Speaking of Okwo, he had the defensive play of the day Thursday afternoon in practice. In 11-on-11 action, he intercepted a pass as he was backpedaling in coverage. The sophomore made an athletic leap and snared the ball falling backward, and then he held on to it as he crashed to the ground. That play brought the entire defense off the sideline to celebrate.
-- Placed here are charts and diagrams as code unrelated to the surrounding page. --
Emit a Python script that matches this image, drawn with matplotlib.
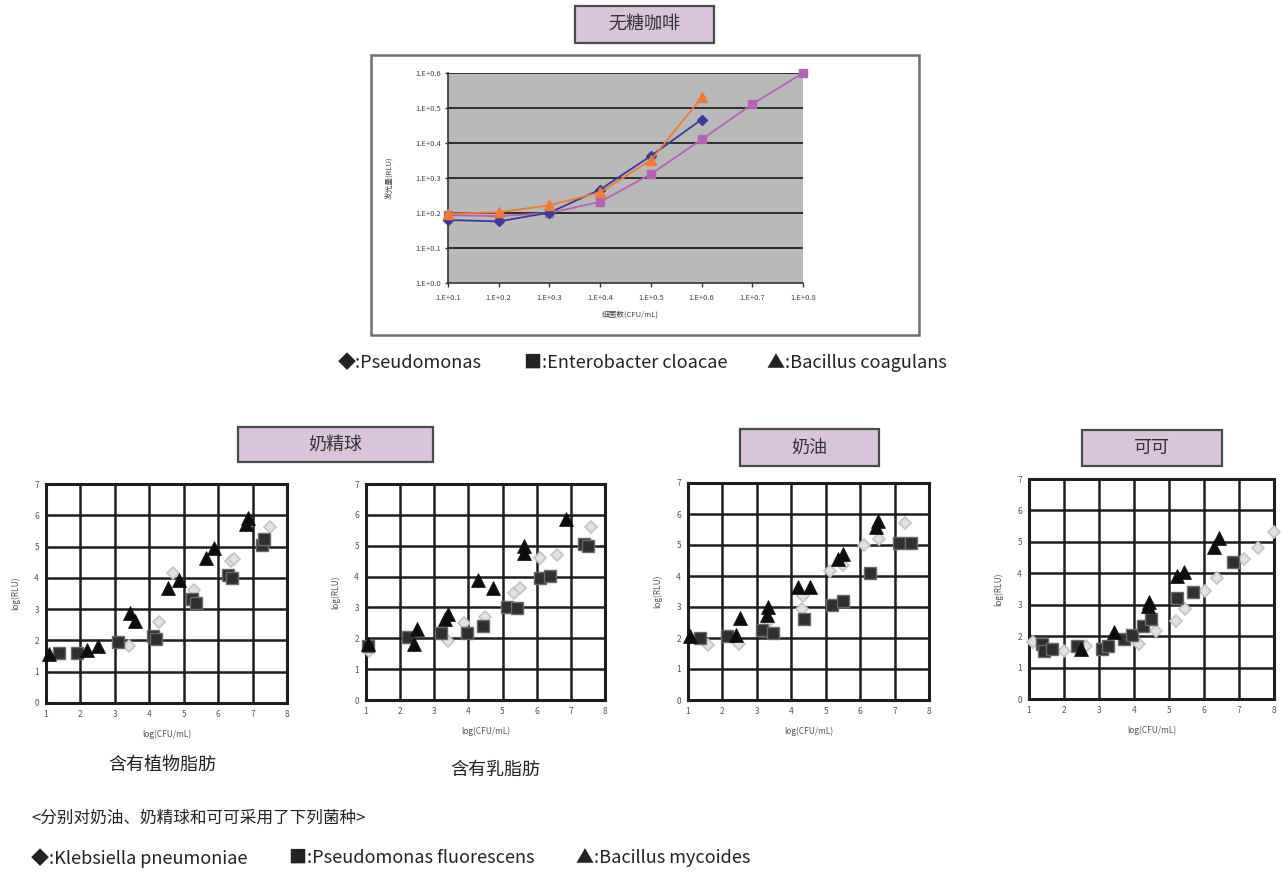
import matplotlib
matplotlib.use("Agg")
import matplotlib.pyplot as plt
from matplotlib.patches import Rectangle

plt.rcParams['font.family'] = ['Noto Sans CJK SC', 'DejaVu Sans']

W, H = 1284, 872

# ---------------- top chart data (无糖咖啡) ----------------
top_x = [0.1, 0.2, 0.3, 0.4, 0.5, 0.6, 0.7, 0.8]
top_xlabels = ["1.E+0.1", "1.E+0.2", "1.E+0.3", "1.E+0.4", "1.E+0.5", "1.E+0.6", "1.E+0.7", "1.E+0.8"]
top_yticks = [0.0, 0.1, 0.2, 0.3, 0.4, 0.5, 0.6]
top_ylabels = ["1.E+0.0", "1.E+0.1", "1.E+0.2", "1.E+0.3", "1.E+0.4", "1.E+0.5", "1.E+0.6"]
pseudomonas = [0.180, 0.176, 0.201, 0.267, 0.363, 0.467]
enterobacter = [0.194, 0.191, 0.200, 0.232, 0.311, 0.410, 0.511, 0.600]
coagulans = [0.198, 0.202, 0.222, 0.259, 0.351, 0.530]

# ---------------- bottom charts data ----------------
# 奶精球 (含有植物脂肪)
c1_tri_x = [1.10, 2.20, 2.50, 3.44, 3.58, 4.55, 4.86, 5.64, 5.88, 6.82, 6.88]
c1_tri_y = [1.58, 1.71, 1.82, 2.87, 2.62, 3.68, 3.94, 4.63, 4.95, 5.72, 5.90]
c1_sq_x = [1.37, 1.90, 3.08, 4.12, 4.19, 5.25, 5.35, 6.30, 6.41, 7.28, 7.33]
c1_sq_y = [1.61, 1.60, 1.95, 2.14, 2.05, 3.33, 3.19, 4.10, 3.99, 5.06, 5.24]
c1_dia_x = [3.42, 4.27, 4.70, 5.30, 6.36, 6.46, 7.52]
c1_dia_y = [1.82, 2.58, 4.15, 3.60, 4.55, 4.60, 5.62]

# 奶精球 (含有乳脂肪)
c2_tri_x = [1.05, 2.40, 2.50, 3.31, 3.39, 4.29, 4.71, 5.62, 5.64, 6.85]
c2_tri_y = [1.80, 1.83, 2.30, 2.63, 2.80, 3.90, 3.63, 4.76, 5.00, 5.86]
c2_sq_x = [1.05, 2.23, 3.19, 3.95, 4.42, 5.13, 5.41, 6.11, 6.39, 7.39, 7.49]
c2_sq_y = [1.74, 2.03, 2.17, 2.17, 2.39, 3.01, 2.98, 3.95, 4.03, 5.06, 5.00]
c2_dia_x = [1.08, 3.41, 3.87, 4.49, 5.33, 5.50, 6.11, 6.60, 7.59]
c2_dia_y = [1.58, 1.90, 2.48, 2.68, 3.47, 3.63, 4.60, 4.70, 5.60]

# 奶油
c3_tri_x = [1.07, 2.38, 2.50, 3.30, 3.33, 4.20, 4.54, 5.35, 5.50, 6.47, 6.53]
c3_tri_y = [2.08, 2.10, 2.64, 2.73, 2.99, 3.64, 3.66, 4.55, 4.70, 5.58, 5.78]
c3_sq_x = [1.36, 2.14, 3.14, 3.48, 4.37, 5.17, 5.49, 6.29, 7.12, 7.48]
c3_sq_y = [2.00, 2.06, 2.27, 2.16, 2.62, 3.05, 3.18, 4.09, 5.08, 5.05]
c3_dia_x = [1.58, 2.48, 3.33, 4.30, 4.35, 5.13, 5.49, 6.10, 6.55, 7.31]
c3_dia_y = [1.76, 1.82, 2.51, 2.94, 3.34, 4.17, 4.36, 5.00, 5.19, 5.72]

# 可可
c4_tri_x = [2.48, 3.44, 4.40, 4.44, 5.23, 5.43, 6.29, 6.42]
c4_tri_y = [1.59, 2.12, 2.95, 3.10, 3.92, 4.05, 4.83, 5.11]
c4_sq_x = [1.38, 1.43, 1.67, 2.36, 3.09, 3.25, 3.70, 3.94, 4.27, 4.49, 5.24, 5.69, 6.82]
c4_sq_y = [1.75, 1.52, 1.59, 1.68, 1.59, 1.68, 1.91, 2.04, 2.33, 2.55, 3.21, 3.41, 4.35]
c4_dia_x = [1.10, 2.00, 2.63, 4.14, 4.62, 5.19, 5.45, 6.02, 6.36, 7.15, 7.54, 7.99]
c4_dia_y = [1.80, 1.54, 1.70, 1.75, 2.15, 2.49, 2.86, 3.45, 3.84, 4.45, 4.82, 5.30]

bottom_xticks = [1, 2, 3, 4, 5, 6, 7, 8]
bottom_yticks = [0, 1, 2, 3, 4, 5, 6, 7]

fig = plt.figure(figsize=(W / 100, H / 100), dpi=100)
fig.patch.set_facecolor("white")


def rect_px(x0, y0, x1, y1):
    return [x0 / W, 1 - y1 / H, (x1 - x0) / W, (y1 - y0) / H]


def fx(x):
    return x / W


def fy(y):
    return 1 - y / H


def box(x0, y0, x1, y1, fc="none", ec="#555555", lw=1.5, z=1):
    fig.add_artist(Rectangle((x0 / W, 1 - y1 / H), (x1 - x0) / W, (y1 - y0) / H,
                             transform=fig.transFigure, facecolor=fc, edgecolor=ec, lw=lw,
                             zorder=z))


def title_box(x0, y0, x1, y1, text):
    box(x0, y0, x1, y1, fc="#D9C4DC", ec="#4a4a4a", lw=1.6)
    fig.text(fx((x0 + x1) / 2), fy((y0 + y1) / 2), text, ha="center", va="center",
             fontsize=13, color="#333333", zorder=3)


# ---------------- top chart ----------------
box(371, 55, 919, 335, fc="none", ec="#6e6e6e", lw=1.8)
title_box(575, 6, 714, 43, "无糖咖啡")

ax = fig.add_axes(rect_px(448, 73, 803, 283))
ax.set_facecolor("#B9B9B9")
ax.set_xlim(0.1, 0.8)
ax.set_ylim(0.0, 0.6)
for yv in top_yticks[1:]:
    ax.axhline(yv, color="#2e2e2e", lw=1.4, zorder=1)
ax.plot(top_x[:len(pseudomonas)], pseudomonas, color="#3A3A9E", marker="D", ms=5, lw=1.3,
        clip_on=False, zorder=4)
ax.plot(top_x[:len(enterobacter)], enterobacter, color="#B562B8", marker="s", ms=6, lw=1.3,
        clip_on=False, zorder=3)
ax.plot(top_x[:len(coagulans)], coagulans, color="#F07A30", marker="^", ms=6.5, lw=1.3,
        clip_on=False, zorder=5)
ax.set_xticks(top_x)
ax.set_xticklabels(top_xlabels, fontsize=5.5, color="#444444")
ax.set_yticks(top_yticks)
ax.set_yticklabels(top_ylabels, fontsize=5.5, color="#444444")
ax.tick_params(axis="x", length=3, width=1, color="#333333", pad=5)
ax.tick_params(axis="y", length=2, width=1, color="#333333", pad=3)
for s in ["top", "right"]:
    ax.spines[s].set_visible(False)
for s in ["left", "bottom"]:
    ax.spines[s].set_color("#333333")
    ax.spines[s].set_linewidth(1.2)
fig.text(fx(630), fy(315), "细菌数(CFU/mL)", ha="center", va="center", fontsize=5.5, color="#444444")
fig.text(fx(390), fy(178), "发光量(RLU)", ha="center", va="center", fontsize=5.5, color="#444444",
         rotation=90)

# legend top
fig.text(fx(338), fy(363), "◆:Pseudomonas", ha="left", va="center", fontsize=13, color="#222222")
fig.text(fx(524), fy(363), "■:Enterobacter cloacae", ha="left", va="center", fontsize=13, color="#222222")
fig.text(fx(767), fy(363), "▲:Bacillus coagulans", ha="left", va="center", fontsize=13, color="#222222")

# ---------------- bottom charts ----------------
title_box(238, 427, 433, 462, "奶精球")
title_box(740, 429, 879, 466, "奶油")
title_box(1082, 430, 1222, 466, "可可")

charts = [
    ((46, 484, 287, 703), c1_tri_x, c1_tri_y, c1_sq_x, c1_sq_y, c1_dia_x, c1_dia_y),
    ((366, 484, 605, 700), c2_tri_x, c2_tri_y, c2_sq_x, c2_sq_y, c2_dia_x, c2_dia_y),
    ((688, 483, 929, 700), c3_tri_x, c3_tri_y, c3_sq_x, c3_sq_y, c3_dia_x, c3_dia_y),
    ((1029, 479, 1274, 699), c4_tri_x, c4_tri_y, c4_sq_x, c4_sq_y, c4_dia_x, c4_dia_y),
]

for (x0, y0, x1, y1), tx, ty, sx, sy, dx, dy in charts:
    a = fig.add_axes(rect_px(x0, y0, x1, y1))
    a.set_xlim(1, 8)
    a.set_ylim(0, 7)
    a.set_xticks(bottom_xticks)
    a.set_yticks(bottom_yticks)
    a.set_xticklabels([str(v) for v in bottom_xticks], fontsize=6, color="#555555")
    a.set_yticklabels([str(v) for v in bottom_yticks], fontsize=6, color="#555555")
    a.tick_params(length=0, pad=5)
    a.grid(True, color="#1e1e1e", lw=1.8)
    a.set_axisbelow(True)
    for s in a.spines.values():
        s.set_linewidth(2.2)
        s.set_color("#1e1e1e")
    a.plot(dx, dy, linestyle="none", marker="D", ms=6.5, mfc="#E2E2E2", mec="#C4C4C4", mew=1.2,
           clip_on=False, zorder=3)
    a.plot(sx, sy, linestyle="none", marker="s", ms=8.5, mfc="#2f2f2f", mec="#6a6a6a", mew=1.0,
           clip_on=False, zorder=4)
    a.plot(tx, ty, linestyle="none", marker="^", ms=9.5, mfc="#0d0d0d", mec="#0d0d0d", mew=0.5,
           clip_on=False, zorder=5)
    a.set_xlabel("log(CFU/mL)", fontsize=6, color="#555555", labelpad=8)
    a.set_ylabel("log(RLU)", fontsize=6, color="#555555", labelpad=10)

# captions
fig.text(fx(162), fy(765), "含有植物脂肪", ha="center", va="center", fontsize=13, color="#222222")
fig.text(fx(495), fy(770), "含有乳脂肪", ha="center", va="center", fontsize=13, color="#222222")
fig.text(fx(31), fy(818), "<分别对奶油、奶精球和可可采用了下列菌种>", ha="left", va="center",
         fontsize=12, color="#222222")
fig.text(fx(31), fy(858), "◆:Klebsiella pneumoniae", ha="left", va="center", fontsize=13, color="#222222")
fig.text(fx(289), fy(858), "■:Pseudomonas fluorescens", ha="left", va="center", fontsize=13, color="#222222")
fig.text(fx(576), fy(858), "▲:Bacillus mycoides", ha="left", va="center", fontsize=13, color="#222222")

fig.savefig("out.png", dpi=100, facecolor="white")
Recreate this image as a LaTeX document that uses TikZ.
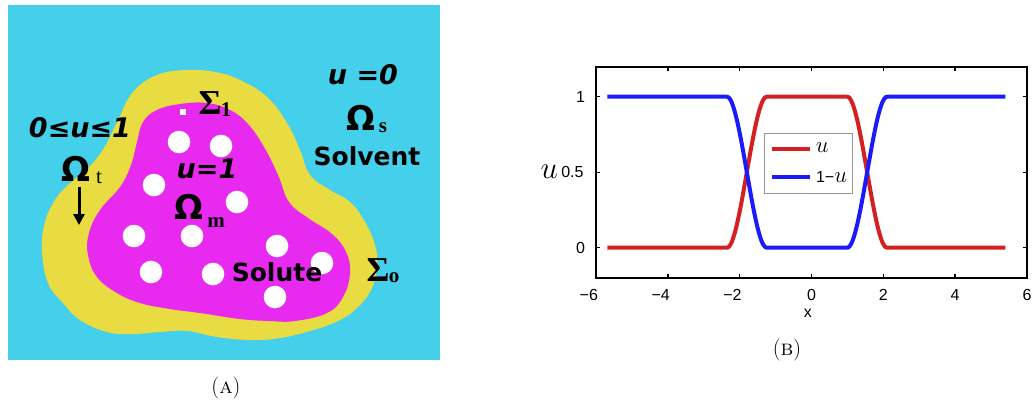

Back on offense, redshirt junior Brian Head was out of practices Tuesday and Wednesday as he continues to recover from the left knee injury he suffered early in the Washington State game two weeks ago. Head was out the remainder of that game and did not see the field last Saturday against Oregon. Thursday marked the first and only time this week that the veteran center took snaps in practice, though he did so strictly with the second team offensive line. With how much time he has missed from practice the past two weeks, it is expected that redshirt freshman Mikal Brewer will get the start at center Saturday for the second straight week. This will be the third start in four games for the youngest starter on the offensive line, and the fourth straight game of major playing time.
While Head also sat out last Saturday's game, his status is a little different this week. In the Oregon game, he was not ready to play at all. Had Brewer sustained any injury and been knocked out of the game, redshirt freshman Preston Clover would have been called into action at center. Tomorrow against UCLA, Head should be cleared and ready to perform in a reserve roll if needed.
As reported earlier this week, redshirt sophomore quarterback Trent Edwards returned to practices on Tuesday and took the full complement of first team snaps with the offense. He continued without any difficulty the remainder of this week's practices. Edwards was knocked out of the game last Saturday against Oregon with a bruised left shoulder, bruised left hand, and his bell rung. He never returned to the game but is all clear to start and play at his full capacity in Pasadena against the Bruins.
This is a rarity I cannot recall in several years, but Stanford Football has added a new face to the roster in late October. Freshman Aaron Zagory has just joined the team and suited out for the first time this week. He hails from Yellow Springs, Ohio, where he was a three-sport athlete in football, soccer and swimming. The 6'0" 160-pound walk-on was a standout place kicker in high school, and he joins the small group of specialists currently on the Cardinal roster. However, there is not as much need for kicking depth as there is punting depth. Stanford has a very able, and admittedly exciting, backup to Michael Sgroi in redshirt freshman Derek Belch. Belch has yet to see the field this year, but he has a bright future and has kicked very well in practices. But behind Jay Ottovegio, there is no other punting specialist for Stanford. If something were to happen to take the redshirt frosh out of action, Buddy Teevens would have to throw Sgroi or wide receiver Greg Camarillo onto the field. Neither of them spend much time punting in practices, so everyone is eager to see Zagory develop as a proficient punter.